Your Excellency, Governor, four years seem like a long time. But you will soon find out that they pass rather quickly. Inundated by frivolous demands from traditional rulers, prayer contractors, women of easy virtue, dubious contractors and other vulgar types, it is easy to lose focus and to derail. As a politician, you cannot, of course, overlook the demands of politics. But I would insist that the highest demand of politics is development – the kind of development that changes lives, improves human welfare and gives our people hope of a better future and fulfils the promise of the life more abundant.
You must therefore, develop a clear vision of what you want to achieve. You have to have a plan; one that gives your people hope of a better life. There is so much misery in our country. The youths have been robbed of their future. The suffering of our people is immense. Of course, there is no magic wand to bring out instantaneous solutions in one fell swoop.
The dream of our New Jerusalem will take years – even decades. But every step matters. David failed the giant Goliath with a sling shot and five stones. Moses parted the Red Sea with one staff and the children of Israel walked across the wilderness to the Land of Promise. If you have faith like a mustard seed, you can move the mountain of poverty that has sat on the back of our people for millenniums. Despair is the worst sin of all.
As a public finance specialist, I am the first to know that it is not possible to do everything, even with the best of intentions. You have to operate with the binding constraints of means and ends. You must therefore prioritise. Focus on the practical needs of your people: food, agriculture, housing, education, roads, electricity, rural infrastructures, urban development, health, and above all, peace and security, without which nothing is possible. Block all the leakages that civil servants use to bleed our coffers dry. Live modestly. Avoid the flamboyant motorcades that the accident-prone Suswam of Benue used to terrorise Middle Belt roads with.
Governor, Sir, destiny has opened the doors for you to make history. The most gifted geniuses of world history such as Plato, Aristotle and Albert Einstein, never had the opportunity that you have to touch lives and to leave the world better than you found it. Do not fall into the temptations that overtook some of your predecessors who went on to abuse their privileges without restraint or civility. The Nigerian electorate are more discerning and more critical than ever. The upsets that overtook the once impregnable Peoples Democratic Party (PDP) juggernaut should be a capital lesson to every politician who succumbs to the Icarus Syndrome and the arrogance of power.
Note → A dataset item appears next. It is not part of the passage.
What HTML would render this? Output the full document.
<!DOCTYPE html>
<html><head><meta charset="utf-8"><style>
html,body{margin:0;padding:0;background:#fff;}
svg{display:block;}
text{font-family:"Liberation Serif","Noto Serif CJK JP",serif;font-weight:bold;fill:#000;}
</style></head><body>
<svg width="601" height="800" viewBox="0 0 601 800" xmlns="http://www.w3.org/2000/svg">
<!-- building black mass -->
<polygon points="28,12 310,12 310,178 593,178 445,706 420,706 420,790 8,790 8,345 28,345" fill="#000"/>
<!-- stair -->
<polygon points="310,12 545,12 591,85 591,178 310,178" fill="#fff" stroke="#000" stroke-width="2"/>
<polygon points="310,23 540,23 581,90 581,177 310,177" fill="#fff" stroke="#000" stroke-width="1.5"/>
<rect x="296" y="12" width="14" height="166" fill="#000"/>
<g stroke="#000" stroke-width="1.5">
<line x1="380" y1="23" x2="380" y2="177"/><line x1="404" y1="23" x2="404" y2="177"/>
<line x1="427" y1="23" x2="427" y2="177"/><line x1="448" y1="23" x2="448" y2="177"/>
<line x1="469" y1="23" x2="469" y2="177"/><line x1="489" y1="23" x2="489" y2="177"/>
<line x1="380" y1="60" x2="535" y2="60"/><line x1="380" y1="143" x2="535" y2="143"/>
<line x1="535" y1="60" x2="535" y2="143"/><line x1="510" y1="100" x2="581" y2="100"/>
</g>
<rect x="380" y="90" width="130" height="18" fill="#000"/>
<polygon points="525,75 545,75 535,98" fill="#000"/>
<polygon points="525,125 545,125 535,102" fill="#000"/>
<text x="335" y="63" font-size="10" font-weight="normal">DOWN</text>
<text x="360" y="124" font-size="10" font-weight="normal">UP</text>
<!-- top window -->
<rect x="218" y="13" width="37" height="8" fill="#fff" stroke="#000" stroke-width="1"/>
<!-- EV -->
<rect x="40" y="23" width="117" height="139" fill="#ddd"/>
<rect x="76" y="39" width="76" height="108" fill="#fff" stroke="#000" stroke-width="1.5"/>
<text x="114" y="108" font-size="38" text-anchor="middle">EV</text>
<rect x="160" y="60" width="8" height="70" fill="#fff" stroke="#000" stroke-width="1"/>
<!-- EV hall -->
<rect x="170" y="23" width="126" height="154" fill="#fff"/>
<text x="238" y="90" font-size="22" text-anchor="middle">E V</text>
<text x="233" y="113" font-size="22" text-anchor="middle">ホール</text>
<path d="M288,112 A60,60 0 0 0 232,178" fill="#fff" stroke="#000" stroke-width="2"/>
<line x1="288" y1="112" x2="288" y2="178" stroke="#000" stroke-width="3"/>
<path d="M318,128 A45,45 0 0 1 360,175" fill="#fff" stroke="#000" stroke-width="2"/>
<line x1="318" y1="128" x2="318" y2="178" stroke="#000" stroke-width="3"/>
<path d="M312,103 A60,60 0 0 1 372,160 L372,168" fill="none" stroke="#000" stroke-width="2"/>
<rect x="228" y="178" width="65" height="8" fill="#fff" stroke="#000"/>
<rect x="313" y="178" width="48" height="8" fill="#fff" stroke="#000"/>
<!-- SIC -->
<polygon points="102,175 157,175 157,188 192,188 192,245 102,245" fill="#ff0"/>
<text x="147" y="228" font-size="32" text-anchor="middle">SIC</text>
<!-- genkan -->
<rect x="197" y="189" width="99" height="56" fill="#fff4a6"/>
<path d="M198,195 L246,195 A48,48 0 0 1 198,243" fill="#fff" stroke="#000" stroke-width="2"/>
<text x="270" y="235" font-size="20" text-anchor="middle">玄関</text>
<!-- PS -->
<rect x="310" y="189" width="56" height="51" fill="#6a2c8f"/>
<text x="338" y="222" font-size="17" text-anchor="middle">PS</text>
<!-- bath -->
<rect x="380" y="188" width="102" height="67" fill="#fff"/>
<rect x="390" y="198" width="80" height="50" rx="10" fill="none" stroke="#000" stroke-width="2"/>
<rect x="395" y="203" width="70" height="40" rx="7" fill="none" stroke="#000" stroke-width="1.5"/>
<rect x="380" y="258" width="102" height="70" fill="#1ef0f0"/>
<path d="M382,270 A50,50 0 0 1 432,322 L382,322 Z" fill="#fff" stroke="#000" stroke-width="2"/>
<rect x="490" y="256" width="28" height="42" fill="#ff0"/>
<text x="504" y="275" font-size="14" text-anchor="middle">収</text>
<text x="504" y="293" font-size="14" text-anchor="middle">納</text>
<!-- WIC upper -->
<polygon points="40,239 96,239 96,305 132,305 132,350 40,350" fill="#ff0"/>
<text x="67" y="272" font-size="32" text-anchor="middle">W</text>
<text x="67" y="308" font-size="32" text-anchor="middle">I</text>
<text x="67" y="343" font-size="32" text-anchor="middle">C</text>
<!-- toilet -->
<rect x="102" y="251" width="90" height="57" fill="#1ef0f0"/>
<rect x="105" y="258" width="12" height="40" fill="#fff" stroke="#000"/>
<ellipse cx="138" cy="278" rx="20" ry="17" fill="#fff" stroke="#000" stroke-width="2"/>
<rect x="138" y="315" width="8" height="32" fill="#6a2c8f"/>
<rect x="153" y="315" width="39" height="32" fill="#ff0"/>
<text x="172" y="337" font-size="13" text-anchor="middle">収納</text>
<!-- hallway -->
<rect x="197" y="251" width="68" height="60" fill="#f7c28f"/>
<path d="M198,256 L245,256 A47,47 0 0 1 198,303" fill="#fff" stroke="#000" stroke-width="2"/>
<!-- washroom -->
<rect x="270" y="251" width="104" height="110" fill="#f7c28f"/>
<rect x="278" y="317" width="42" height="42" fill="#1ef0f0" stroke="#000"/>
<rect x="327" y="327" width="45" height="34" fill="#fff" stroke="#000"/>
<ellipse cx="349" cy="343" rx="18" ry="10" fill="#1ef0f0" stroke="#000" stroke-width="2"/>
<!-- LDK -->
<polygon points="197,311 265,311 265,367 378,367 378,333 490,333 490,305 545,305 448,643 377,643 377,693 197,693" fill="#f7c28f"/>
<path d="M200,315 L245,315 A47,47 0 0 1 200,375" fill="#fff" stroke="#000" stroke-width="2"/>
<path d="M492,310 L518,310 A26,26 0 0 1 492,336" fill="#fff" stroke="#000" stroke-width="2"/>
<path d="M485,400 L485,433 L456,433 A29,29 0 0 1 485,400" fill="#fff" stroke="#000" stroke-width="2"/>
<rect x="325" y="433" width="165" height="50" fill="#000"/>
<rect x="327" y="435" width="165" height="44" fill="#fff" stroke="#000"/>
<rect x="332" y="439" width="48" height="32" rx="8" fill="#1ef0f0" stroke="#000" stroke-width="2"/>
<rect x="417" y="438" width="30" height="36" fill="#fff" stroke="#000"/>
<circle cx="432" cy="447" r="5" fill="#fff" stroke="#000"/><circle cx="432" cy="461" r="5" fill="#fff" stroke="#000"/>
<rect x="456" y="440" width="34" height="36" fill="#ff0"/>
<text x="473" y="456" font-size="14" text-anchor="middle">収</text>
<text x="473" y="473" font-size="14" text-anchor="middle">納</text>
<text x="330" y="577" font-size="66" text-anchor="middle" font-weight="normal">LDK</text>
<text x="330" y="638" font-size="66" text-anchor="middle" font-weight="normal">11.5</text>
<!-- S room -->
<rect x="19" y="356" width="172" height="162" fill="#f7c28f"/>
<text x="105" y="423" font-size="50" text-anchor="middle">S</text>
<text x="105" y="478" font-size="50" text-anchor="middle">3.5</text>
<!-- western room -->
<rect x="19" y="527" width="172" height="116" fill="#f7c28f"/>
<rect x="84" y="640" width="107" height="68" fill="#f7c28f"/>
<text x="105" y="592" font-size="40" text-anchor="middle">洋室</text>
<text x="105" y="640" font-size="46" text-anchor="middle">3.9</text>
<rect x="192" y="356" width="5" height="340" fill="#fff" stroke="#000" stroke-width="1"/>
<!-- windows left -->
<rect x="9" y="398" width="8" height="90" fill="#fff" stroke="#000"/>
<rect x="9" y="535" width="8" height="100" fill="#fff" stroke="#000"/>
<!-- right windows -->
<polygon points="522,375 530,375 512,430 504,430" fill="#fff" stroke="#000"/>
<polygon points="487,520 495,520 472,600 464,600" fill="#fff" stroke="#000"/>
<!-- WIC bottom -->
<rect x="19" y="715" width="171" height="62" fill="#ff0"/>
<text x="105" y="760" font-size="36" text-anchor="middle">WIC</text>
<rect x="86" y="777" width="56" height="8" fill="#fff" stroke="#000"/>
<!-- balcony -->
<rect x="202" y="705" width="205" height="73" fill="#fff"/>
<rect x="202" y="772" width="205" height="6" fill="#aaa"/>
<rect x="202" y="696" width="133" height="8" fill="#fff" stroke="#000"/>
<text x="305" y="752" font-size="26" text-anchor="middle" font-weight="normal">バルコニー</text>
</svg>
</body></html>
The conservative British politician and former minister in the government of Harold Macmillan in the 1960s, Enoch Powell, famously declared that all political careers ultimately end in failure. Before entering politics, he was one of the most brilliant young men of his generation at Cambridge, having been appointed to a professorship in Classics when he was only twenty-five. If, as Governor, you do well, you might get re-elected while leaving your mark on history. If you squander the opportunity, Powell’s prophecy will be your lot sooner than you imagine. The choice is yours.